Raw records:
++++++++++

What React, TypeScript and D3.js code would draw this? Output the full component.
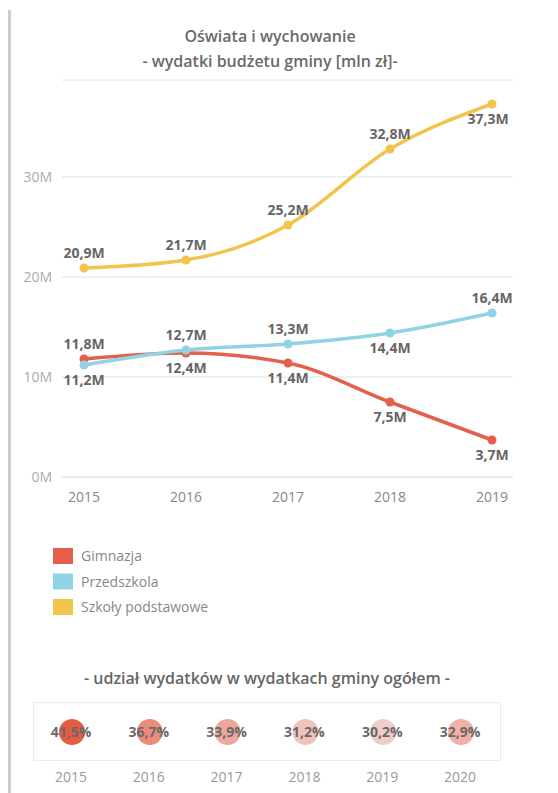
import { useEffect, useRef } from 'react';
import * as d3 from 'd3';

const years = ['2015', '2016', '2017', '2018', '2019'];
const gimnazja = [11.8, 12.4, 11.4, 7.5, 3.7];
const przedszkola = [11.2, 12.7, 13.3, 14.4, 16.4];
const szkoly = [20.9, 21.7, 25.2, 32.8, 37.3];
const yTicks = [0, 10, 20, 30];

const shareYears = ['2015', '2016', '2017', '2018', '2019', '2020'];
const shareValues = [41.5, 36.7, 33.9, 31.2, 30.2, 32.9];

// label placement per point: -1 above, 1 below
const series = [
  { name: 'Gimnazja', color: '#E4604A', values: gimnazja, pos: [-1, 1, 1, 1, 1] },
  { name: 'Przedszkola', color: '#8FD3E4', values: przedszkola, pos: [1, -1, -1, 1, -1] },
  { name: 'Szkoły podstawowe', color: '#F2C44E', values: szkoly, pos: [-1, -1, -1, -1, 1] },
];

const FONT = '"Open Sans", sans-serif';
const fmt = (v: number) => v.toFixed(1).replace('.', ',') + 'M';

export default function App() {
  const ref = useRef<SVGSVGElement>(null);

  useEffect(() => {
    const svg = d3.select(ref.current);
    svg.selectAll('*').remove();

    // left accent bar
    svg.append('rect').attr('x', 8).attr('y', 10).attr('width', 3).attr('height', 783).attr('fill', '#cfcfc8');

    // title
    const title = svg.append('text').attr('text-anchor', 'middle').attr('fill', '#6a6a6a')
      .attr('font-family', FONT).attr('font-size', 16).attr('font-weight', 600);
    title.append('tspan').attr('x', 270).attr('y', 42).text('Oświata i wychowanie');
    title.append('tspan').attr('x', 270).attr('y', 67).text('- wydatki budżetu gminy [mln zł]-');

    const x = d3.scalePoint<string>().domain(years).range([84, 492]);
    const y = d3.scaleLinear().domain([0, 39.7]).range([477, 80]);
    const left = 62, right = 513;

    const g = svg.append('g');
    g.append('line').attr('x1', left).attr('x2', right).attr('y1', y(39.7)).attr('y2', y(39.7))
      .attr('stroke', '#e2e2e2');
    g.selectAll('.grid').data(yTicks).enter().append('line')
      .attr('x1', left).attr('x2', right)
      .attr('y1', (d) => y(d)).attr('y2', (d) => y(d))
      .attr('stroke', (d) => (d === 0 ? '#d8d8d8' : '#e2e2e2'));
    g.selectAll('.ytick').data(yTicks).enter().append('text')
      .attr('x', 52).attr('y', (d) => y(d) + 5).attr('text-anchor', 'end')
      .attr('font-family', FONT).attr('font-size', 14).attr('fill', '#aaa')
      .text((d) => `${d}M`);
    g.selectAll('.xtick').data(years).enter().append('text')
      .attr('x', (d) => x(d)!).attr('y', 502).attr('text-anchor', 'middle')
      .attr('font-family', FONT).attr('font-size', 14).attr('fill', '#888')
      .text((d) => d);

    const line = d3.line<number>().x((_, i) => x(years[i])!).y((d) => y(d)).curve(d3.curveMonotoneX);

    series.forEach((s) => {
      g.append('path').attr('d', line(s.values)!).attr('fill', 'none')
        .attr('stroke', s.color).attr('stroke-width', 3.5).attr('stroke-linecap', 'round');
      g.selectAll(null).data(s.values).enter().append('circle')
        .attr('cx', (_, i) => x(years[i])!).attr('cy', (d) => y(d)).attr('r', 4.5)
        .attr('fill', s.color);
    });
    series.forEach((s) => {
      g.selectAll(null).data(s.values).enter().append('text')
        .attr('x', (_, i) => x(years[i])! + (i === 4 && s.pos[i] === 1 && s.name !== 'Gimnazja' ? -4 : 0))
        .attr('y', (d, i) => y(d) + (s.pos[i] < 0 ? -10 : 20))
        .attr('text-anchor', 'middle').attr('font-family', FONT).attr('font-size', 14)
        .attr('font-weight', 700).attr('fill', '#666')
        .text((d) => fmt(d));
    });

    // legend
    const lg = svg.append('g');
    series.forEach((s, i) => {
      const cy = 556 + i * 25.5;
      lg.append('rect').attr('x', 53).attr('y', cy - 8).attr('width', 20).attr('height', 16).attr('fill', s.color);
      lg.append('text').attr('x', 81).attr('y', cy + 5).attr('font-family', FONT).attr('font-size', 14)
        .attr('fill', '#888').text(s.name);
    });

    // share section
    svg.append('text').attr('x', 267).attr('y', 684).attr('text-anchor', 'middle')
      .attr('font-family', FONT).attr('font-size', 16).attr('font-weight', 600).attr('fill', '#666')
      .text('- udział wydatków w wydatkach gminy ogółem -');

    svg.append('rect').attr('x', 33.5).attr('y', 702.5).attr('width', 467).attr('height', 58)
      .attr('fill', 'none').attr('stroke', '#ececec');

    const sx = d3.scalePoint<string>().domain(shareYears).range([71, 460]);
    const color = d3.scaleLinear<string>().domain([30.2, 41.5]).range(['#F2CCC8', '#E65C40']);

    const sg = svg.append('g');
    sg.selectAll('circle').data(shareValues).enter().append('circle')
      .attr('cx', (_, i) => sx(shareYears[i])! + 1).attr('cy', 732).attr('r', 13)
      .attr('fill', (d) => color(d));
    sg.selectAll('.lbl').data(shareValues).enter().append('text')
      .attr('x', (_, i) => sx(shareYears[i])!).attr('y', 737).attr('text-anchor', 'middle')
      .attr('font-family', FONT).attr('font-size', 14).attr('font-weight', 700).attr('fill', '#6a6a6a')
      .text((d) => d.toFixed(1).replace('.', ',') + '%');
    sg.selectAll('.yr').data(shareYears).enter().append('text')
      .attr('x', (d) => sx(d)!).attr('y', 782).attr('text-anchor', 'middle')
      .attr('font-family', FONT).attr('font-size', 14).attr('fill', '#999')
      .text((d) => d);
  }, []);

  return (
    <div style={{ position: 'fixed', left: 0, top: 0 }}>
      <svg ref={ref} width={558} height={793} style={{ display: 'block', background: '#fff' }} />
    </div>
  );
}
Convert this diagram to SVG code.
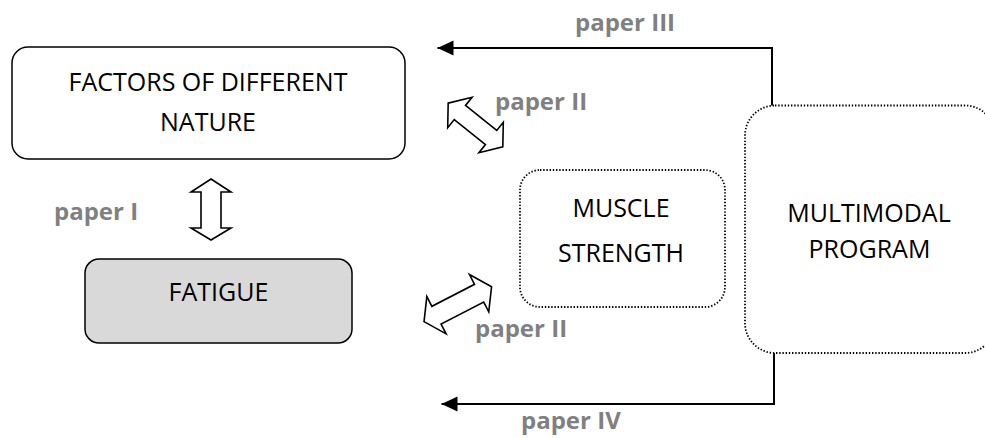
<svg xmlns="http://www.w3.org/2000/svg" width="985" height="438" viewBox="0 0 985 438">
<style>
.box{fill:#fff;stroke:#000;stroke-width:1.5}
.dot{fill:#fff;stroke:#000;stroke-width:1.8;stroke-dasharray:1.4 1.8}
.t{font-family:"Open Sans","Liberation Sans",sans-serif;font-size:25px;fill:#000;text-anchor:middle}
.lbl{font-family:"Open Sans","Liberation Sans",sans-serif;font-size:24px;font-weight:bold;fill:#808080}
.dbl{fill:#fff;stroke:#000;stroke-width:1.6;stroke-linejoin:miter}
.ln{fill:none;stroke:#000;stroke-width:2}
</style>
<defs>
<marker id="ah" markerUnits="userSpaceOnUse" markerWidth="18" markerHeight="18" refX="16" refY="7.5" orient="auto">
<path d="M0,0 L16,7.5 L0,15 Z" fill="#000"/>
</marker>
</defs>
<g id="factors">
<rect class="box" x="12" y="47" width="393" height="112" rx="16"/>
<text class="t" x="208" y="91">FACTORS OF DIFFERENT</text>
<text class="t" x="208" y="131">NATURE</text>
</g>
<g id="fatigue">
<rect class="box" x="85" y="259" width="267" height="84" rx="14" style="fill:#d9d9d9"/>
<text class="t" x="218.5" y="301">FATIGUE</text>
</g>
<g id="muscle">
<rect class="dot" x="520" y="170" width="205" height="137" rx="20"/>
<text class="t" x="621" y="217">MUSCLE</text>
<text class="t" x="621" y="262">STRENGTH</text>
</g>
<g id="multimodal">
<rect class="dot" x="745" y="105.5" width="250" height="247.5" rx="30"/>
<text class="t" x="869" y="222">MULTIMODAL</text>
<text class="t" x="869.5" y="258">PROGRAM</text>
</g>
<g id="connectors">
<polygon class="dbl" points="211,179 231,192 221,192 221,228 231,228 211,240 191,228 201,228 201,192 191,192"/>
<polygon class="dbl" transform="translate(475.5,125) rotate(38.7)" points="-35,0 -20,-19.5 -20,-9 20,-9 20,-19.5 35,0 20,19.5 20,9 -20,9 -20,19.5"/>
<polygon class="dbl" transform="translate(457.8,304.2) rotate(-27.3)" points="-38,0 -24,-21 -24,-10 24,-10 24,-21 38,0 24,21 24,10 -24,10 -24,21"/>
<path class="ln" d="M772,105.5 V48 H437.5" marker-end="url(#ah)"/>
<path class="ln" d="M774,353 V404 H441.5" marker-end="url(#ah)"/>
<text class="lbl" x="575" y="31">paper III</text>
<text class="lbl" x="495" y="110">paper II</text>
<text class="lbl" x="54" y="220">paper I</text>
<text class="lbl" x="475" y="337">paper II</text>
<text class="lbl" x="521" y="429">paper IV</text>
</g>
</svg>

++++++++++

◆ Task goal:
Write out an exact copy of the listing, first line through the line containing "const shareValues = [41.5, 36.7, 33.9, 31.2, 30.2, 32.9];", with the pictures left out.

◆ Final answer:
What React, TypeScript and D3.js code would draw this? Output the full component.
import { useEffect, useRef } from 'react';
import * as d3 from 'd3';

const years = ['2015', '2016', '2017', '2018', '2019'];
const gimnazja = [11.8, 12.4, 11.4, 7.5, 3.7];
const przedszkola = [11.2, 12.7, 13.3, 14.4, 16.4];
const szkoly = [20.9, 21.7, 25.2, 32.8, 37.3];
const yTicks = [0, 10, 20, 30];

const shareYears = ['2015', '2016', '2017', '2018', '2019', '2020'];
const shareValues = [41.5, 36.7, 33.9, 31.2, 30.2, 32.9];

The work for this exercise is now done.